▶ EXERCISE DETAILS: Assemble all lines in which the string "React" appears.

▶ DATA PROVIDED:
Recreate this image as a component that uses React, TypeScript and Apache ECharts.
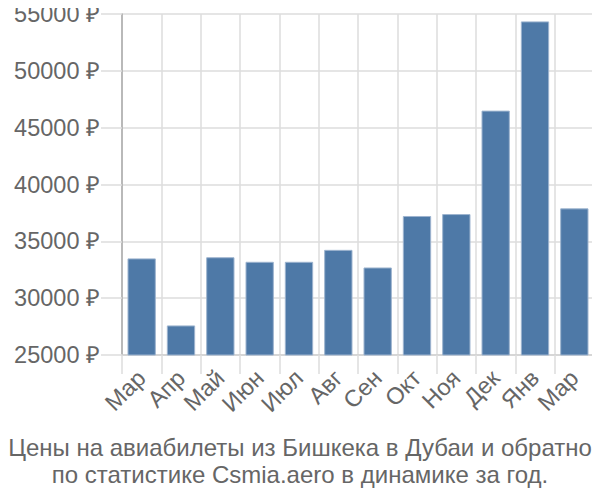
import React, { useEffect, useRef } from "react";
import * as echarts from "echarts";

const categories = ["Мар", "Апр", "Май", "Июн", "Июл", "Авг", "Сен", "Окт", "Ноя", "Дек", "Янв", "Мар"];
const prices = [33500, 27600, 33600, 33200, 33200, 34250, 32700, 37230, 37400, 46500, 54350, 37900];
const yTicks = { min: 25000, max: 55000, interval: 5000 };
const titleLines = [
  "Цены на авиабилеты из Бишкека в Дубаи и обратно",
  "по статистике Csmia.aero в динамике за год.",
];

export default function App() {
  const ref = useRef<HTMLDivElement>(null);
  useEffect(() => {
    if (!ref.current) return;
    const chart = echarts.init(ref.current, undefined, { renderer: "svg" });
    chart.setOption({
      animation: false,
      textStyle: { fontFamily: "Liberation Sans" },
      title: {
        text: titleLines.join("\n"),
        left: 295,
        top: 429,
        textAlign: "center",
        textStyle: {
          fontFamily: "Liberation Sans",
          fontSize: 24,
          fontWeight: "normal",
          color: "#666",
          lineHeight: 27,
        },
      },
      grid: { left: 122, right: 6, top: 14, bottom: 145, containLabel: false },
      xAxis: {
        type: "category",
        data: categories,
        axisLine: { show: true, lineStyle: { color: "#d0d0d0", width: 1.5 } },
        axisTick: { show: true, length: 19, lineStyle: { color: "#ddd", width: 1.5 } },
        splitLine: { show: true, lineStyle: { color: "#ddd", width: 1.5 } },
        axisLabel: {
          rotate: 45,
          fontSize: 23.5,
          color: "#666",
          margin: 19,
          interval: 0,
        },
      },
      yAxis: {
        type: "value",
        min: yTicks.min,
        max: yTicks.max,
        interval: yTicks.interval,
        axisLine: { show: true, lineStyle: { color: "#aaa", width: 1.5 } },
        axisTick: { show: true, length: 21, lineStyle: { color: "#ddd", width: 1.5 } },
        splitLine: { show: true, lineStyle: { color: "#ddd", width: 1.5 } },
        axisLabel: {
          fontSize: 23.5,
          color: "#666",
          margin: 22,
          formatter: (v: number) => `${v} ₽`,
        },
      },
      series: [
        {
          type: "bar",
          data: prices,
          barCategoryGap: "28%",
          itemStyle: { color: "#4e79a7", borderColor: "#9db4cf", borderWidth: 1 },
        },
      ],
    });
    return () => chart.dispose();
  }, []);
  return <div ref={ref} style={{ width: 600, height: 500, margin: -8 }} />;
}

▶ SOLUTION TO THIS TASK:
Recreate this image as a component that uses React, TypeScript and Apache ECharts.
import React, { useEffect, useRef } from "react";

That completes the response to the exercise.